MEXICO: Toll of Murdered Young Women Tops 300
Three more young women were added this week to the list of over 300 like them who since 1993 have been murdered and mutilated in the border city of Ciudad Juarez.
The remains of the women were discovered Monday by residents in the outskirts of Ciudad Juarez, a city of 1.2 million that borders the United States and has gained prominence among human rights groups for the periodic killings of women over the last decade.
"Enough! This can't go on," said attorney Adriana Carmona, member of the local "Stop the Impunity" campaign. More than 300 non-governmental groups in Mexico are participating in the effort to halt the long chain of apparently related murders.
The story keeps repeating itself. As in previous cases, the police authorities have promised to conduct in-depth investigations into the killings, while human rights groups and families of the victims decry the continued failure to solve these crimes.
The matter of the ongoing murders of women in Ciudad Juarez has been taken up in recent years by legislative commissions, foreign experts, and international organizations like the United Nations Development Fund for Women (UNIFEM) and the Inter-American Commission on Human Rights (IACHR).
But in spite of the arrests of several suspects, bodies continue to be found, and most are women between the ages of 15 and 30.
In December, UNIFEM director Noeleen Heyzer demanded that the Vicente Fox government take immediate action to halt the killings to prove that Mexico complies with international conventions to protect the rights of women.
Most of the victims' bodies have been found in outlying areas of the city and usually bear signs of torture and rape. In some cases they have been burned, and many have had their nipples bitten off.
The murder victims have been found "semi-nude, their panties twisted around their ankles, mouth open in a scream, eyes protruding. The body language of the girls reflects the atrocious suffering to which they were subjected," wrote noted Mexican author Elena Poniatowska in a description of the Ciudad Juarez killings.
The murdered women have mostly been workers at Ciudad Juarez's maquiladoras, which operate in tax-free zones producing for-export goods using foreign materials. At least 250,000 women work in the city's maquiladoras and most are young and single, earning just a few dollars a day.
Many of the 300 victims have disappeared on the way to or from work.
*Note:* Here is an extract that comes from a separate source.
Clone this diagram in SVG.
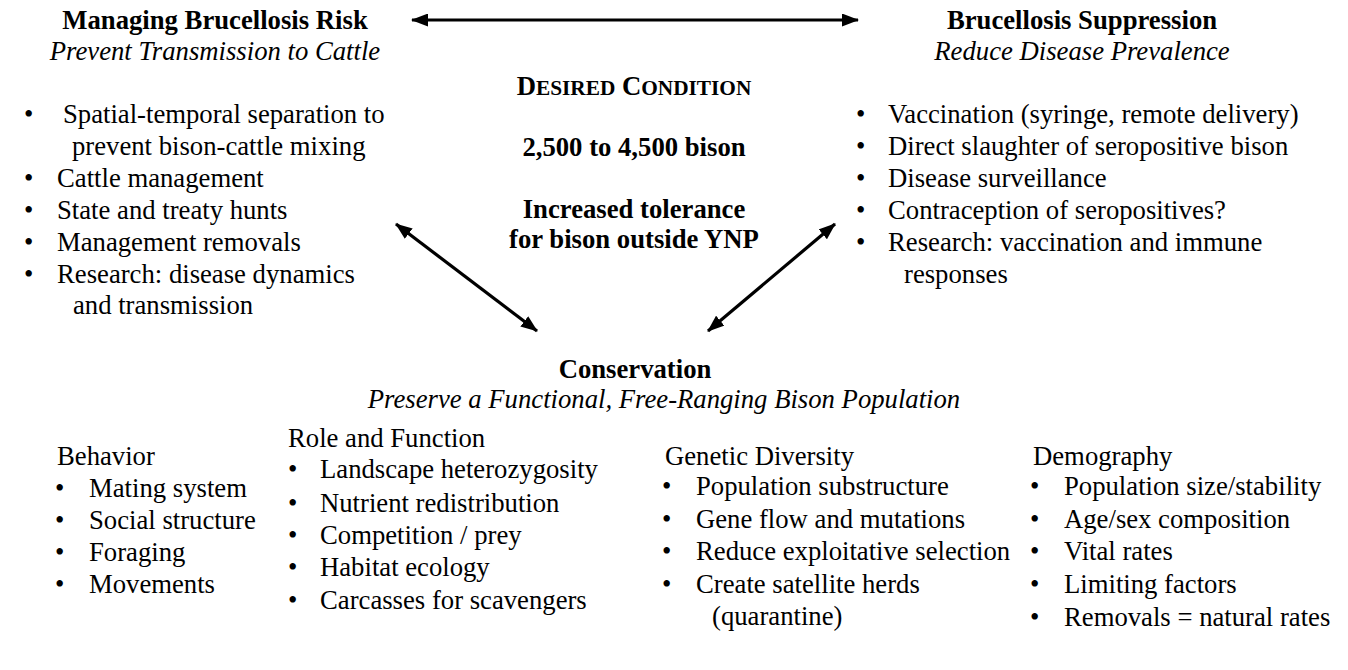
<svg xmlns="http://www.w3.org/2000/svg" width="1348" height="670" viewBox="0 0 1348 670">
<style>
.b{font-weight:bold}
.i{font-style:italic}
.m{text-anchor:middle}
.conn line{stroke:#000;stroke-width:3.2;fill:none}
</style>
<defs>
<marker id="ah" viewBox="0 0 17 13" markerWidth="17" markerHeight="13" refX="16" refY="6.5" orient="auto-start-reverse" markerUnits="userSpaceOnUse">
<path d="M0,0 L17,6.5 L0,13 z" fill="#000"/>
</marker>
</defs>
<rect width="1348" height="670" fill="#fff"/>

<g id="managing-risk">
<text class="b m" x="215" y="29" font-family="Liberation Serif, serif" font-size="26.7">Managing Brucellosis Risk</text>
<text class="i m" x="215" y="60" font-family="Liberation Serif, serif" font-size="26.7">Prevent Transmission to Cattle</text>
<text x="24" y="123" font-family="Liberation Serif, serif" font-size="26.7">•</text>
<text x="63" y="123" font-family="Liberation Serif, serif" font-size="26.7">Spatial-temporal separation to</text>
<text x="72" y="155" font-family="Liberation Serif, serif" font-size="26.7">prevent bison-cattle mixing</text>
<text x="24" y="187" font-family="Liberation Serif, serif" font-size="26.7">•</text>
<text x="57" y="187" font-family="Liberation Serif, serif" font-size="26.7">Cattle management</text>
<text x="24" y="219" font-family="Liberation Serif, serif" font-size="26.7">•</text>
<text x="57" y="219" font-family="Liberation Serif, serif" font-size="26.7">State and treaty hunts</text>
<text x="24" y="251" font-family="Liberation Serif, serif" font-size="26.7">•</text>
<text x="57" y="251" font-family="Liberation Serif, serif" font-size="26.7">Management removals</text>
<text x="24" y="283" font-family="Liberation Serif, serif" font-size="26.7">•</text>
<text x="57" y="283" font-family="Liberation Serif, serif" font-size="26.7">Research: disease dynamics</text>
<text x="73" y="314" font-family="Liberation Serif, serif" font-size="26.7">and transmission</text>
</g>

<g id="suppression">
<text class="b m" x="1082" y="29" font-family="Liberation Serif, serif" font-size="26.7">Brucellosis Suppression</text>
<text class="i m" x="1082" y="60" font-family="Liberation Serif, serif" font-size="26.7">Reduce Disease Prevalence</text>
<text x="856" y="123" font-family="Liberation Serif, serif" font-size="26.7">•</text>
<text x="888" y="123" font-family="Liberation Serif, serif" font-size="26.7">Vaccination (syringe, remote delivery)</text>
<text x="856" y="155" font-family="Liberation Serif, serif" font-size="26.7">•</text>
<text x="888" y="155" font-family="Liberation Serif, serif" font-size="26.7">Direct slaughter of seropositive bison</text>
<text x="856" y="187" font-family="Liberation Serif, serif" font-size="26.7">•</text>
<text x="888" y="187" font-family="Liberation Serif, serif" font-size="26.7">Disease surveillance</text>
<text x="856" y="219" font-family="Liberation Serif, serif" font-size="26.7">•</text>
<text x="888" y="219" font-family="Liberation Serif, serif" font-size="26.7">Contraception of seropositives?</text>
<text x="856" y="251" font-family="Liberation Serif, serif" font-size="26.7">•</text>
<text x="888" y="251" font-family="Liberation Serif, serif" font-size="26.7">Research: vaccination and immune</text>
<text x="904" y="283" font-family="Liberation Serif, serif" font-size="26.7">responses</text>
</g>

<g id="desired-condition">
<text class="b m" x="634" y="95" font-family="Liberation Serif, serif" font-size="26.7">D<tspan font-size="21.3">ESIRED</tspan> C<tspan font-size="21.3">ONDITION</tspan></text>
<text class="b m" x="634" y="156" font-family="Liberation Serif, serif" font-size="26.7">2,500 to 4,500 bison</text>
<text class="b m" x="634" y="218" font-family="Liberation Serif, serif" font-size="26.7">Increased tolerance</text>
<text class="b m" x="634" y="248" font-family="Liberation Serif, serif" font-size="26.7">for bison outside YNP</text>
</g>

<g id="conservation">
<text class="b m" x="635" y="378" font-family="Liberation Serif, serif" font-size="26.7">Conservation</text>
<text class="i m" x="664" y="408" font-family="Liberation Serif, serif" font-size="26.7">Preserve a Functional, Free-Ranging Bison Population</text>
</g>

<g id="behavior">
<text x="57" y="465" font-family="Liberation Serif, serif" font-size="26.7">Behavior</text>
<text x="55" y="497" font-family="Liberation Serif, serif" font-size="26.7">•</text>
<text x="89" y="497" font-family="Liberation Serif, serif" font-size="26.7">Mating system</text>
<text x="55" y="529" font-family="Liberation Serif, serif" font-size="26.7">•</text>
<text x="89" y="529" font-family="Liberation Serif, serif" font-size="26.7">Social structure</text>
<text x="55" y="561" font-family="Liberation Serif, serif" font-size="26.7">•</text>
<text x="89" y="561" font-family="Liberation Serif, serif" font-size="26.7">Foraging</text>
<text x="55" y="593" font-family="Liberation Serif, serif" font-size="26.7">•</text>
<text x="89" y="593" font-family="Liberation Serif, serif" font-size="26.7">Movements</text>
</g>

<g id="role-function">
<text x="288" y="447" font-family="Liberation Serif, serif" font-size="26.7">Role and Function</text>
<text x="288" y="478" font-family="Liberation Serif, serif" font-size="26.7">•</text>
<text x="320" y="478" font-family="Liberation Serif, serif" font-size="26.7">Landscape heterozygosity</text>
<text x="288" y="512" font-family="Liberation Serif, serif" font-size="26.7">•</text>
<text x="320" y="512" font-family="Liberation Serif, serif" font-size="26.7">Nutrient redistribution</text>
<text x="288" y="544" font-family="Liberation Serif, serif" font-size="26.7">•</text>
<text x="320" y="544" font-family="Liberation Serif, serif" font-size="26.7">Competition / prey</text>
<text x="288" y="576" font-family="Liberation Serif, serif" font-size="26.7">•</text>
<text x="320" y="576" font-family="Liberation Serif, serif" font-size="26.7">Habitat ecology</text>
<text x="288" y="609" font-family="Liberation Serif, serif" font-size="26.7">•</text>
<text x="320" y="609" font-family="Liberation Serif, serif" font-size="26.7">Carcasses for scavengers</text>
</g>

<g id="genetic-diversity">
<text x="665" y="465" font-family="Liberation Serif, serif" font-size="26.7">Genetic Diversity</text>
<text x="662" y="495" font-family="Liberation Serif, serif" font-size="26.7">•</text>
<text x="696" y="495" font-family="Liberation Serif, serif" font-size="26.7">Population substructure</text>
<text x="662" y="528" font-family="Liberation Serif, serif" font-size="26.7">•</text>
<text x="696" y="528" font-family="Liberation Serif, serif" font-size="26.7">Gene flow and mutations</text>
<text x="662" y="560" font-family="Liberation Serif, serif" font-size="26.7">•</text>
<text x="696" y="560" font-family="Liberation Serif, serif" font-size="26.7">Reduce exploitative selection</text>
<text x="662" y="593" font-family="Liberation Serif, serif" font-size="26.7">•</text>
<text x="696" y="593" font-family="Liberation Serif, serif" font-size="26.7">Create satellite herds</text>
<text x="712" y="625" font-family="Liberation Serif, serif" font-size="26.7">(quarantine)</text>
</g>

<g id="demography">
<text x="1033" y="465" font-family="Liberation Serif, serif" font-size="26.7">Demography</text>
<text x="1030" y="495" font-family="Liberation Serif, serif" font-size="26.7">•</text>
<text x="1064" y="495" font-family="Liberation Serif, serif" font-size="26.7">Population size/stability</text>
<text x="1030" y="528" font-family="Liberation Serif, serif" font-size="26.7">•</text>
<text x="1064" y="528" font-family="Liberation Serif, serif" font-size="26.7">Age/sex composition</text>
<text x="1030" y="560" font-family="Liberation Serif, serif" font-size="26.7">•</text>
<text x="1064" y="560" font-family="Liberation Serif, serif" font-size="26.7">Vital rates</text>
<text x="1030" y="593" font-family="Liberation Serif, serif" font-size="26.7">•</text>
<text x="1064" y="593" font-family="Liberation Serif, serif" font-size="26.7">Limiting factors</text>
<text x="1030" y="626" font-family="Liberation Serif, serif" font-size="26.7">•</text>
<text x="1064" y="626" font-family="Liberation Serif, serif" font-size="26.7">Removals = natural rates</text>
</g>

<g id="connectors" class="conn">
<line x1="412" y1="20" x2="858" y2="20" marker-start="url(#ah)" marker-end="url(#ah)"/>
<line x1="396" y1="224" x2="537" y2="331" marker-start="url(#ah)" marker-end="url(#ah)"/>
<line x1="835" y1="224" x2="708" y2="331" marker-start="url(#ah)" marker-end="url(#ah)"/>
</g>
</svg>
UNIFEM's Heyzer points to the maquiladora labor policies, including night shifts and locking out of late employees, saying these rules leave the women of Ciudad Juarez vulnerable.
Raul Jiminez, of the Autonomous National University of Mexico (UNAM), charges that the authorities of Chihuahua state, where Ciudad Juarez is located, and the Fox administration are "accomplices" to the murders due to their ineptitude in solving the crimes.
Federal officials say they, too, are frustrated by the continued murders, but point out that the police investigations and efforts to catch the killers are under the jurisdiction of Chihuahua state.
In 1995, Egyptian national Abdel Latif Sharif was arrested for allegedly committing five of the 300 murders of women in Ciudad Juarez. The local authorities assured the public at the time that the serial killing would stop.
But more women became victims under the same circumstances. The police then suggested that Sharif, behind bars, had hired a gang to continue the killings. Several members of Los Rebeldes gang were arrested.
Nevertheless, the murders of Ciudad Juarez women continue.
A wide range of theories has emerged about who could be behind the murders. Possibilities that have been suggested include the drug mafia, networks that traffic in human organs, a psychopath living in the United States who crosses the border to kill, and even a satanic cult that hates young women.
And some criminal experts believe the perpetrators' objective could be to videotape the crimes and sell the tapes as "snuff," or death, films.
Ciudad Juarez is home to 500 gangs of youth delinquents. In the maquiladoras, women make up the vast majority of the labor force.
The "Stop the impunity: not one more death" campaign presented the Ciudad Juarez case before the Inter-American Commission on Human Rights, which is part of the Organization of American States legal system. In 2001, the IACHR sent special rapporteur Marta Altolaguirre to the Mexican border city to investigate.
Altolaguirre said she was shocked by the murders and stressed that the federal government must take action to resolve the cases and bring those responsible to justice.
"It is not tolerable or acceptable for the assassinations to continue while nothing is done," the rapporteur said.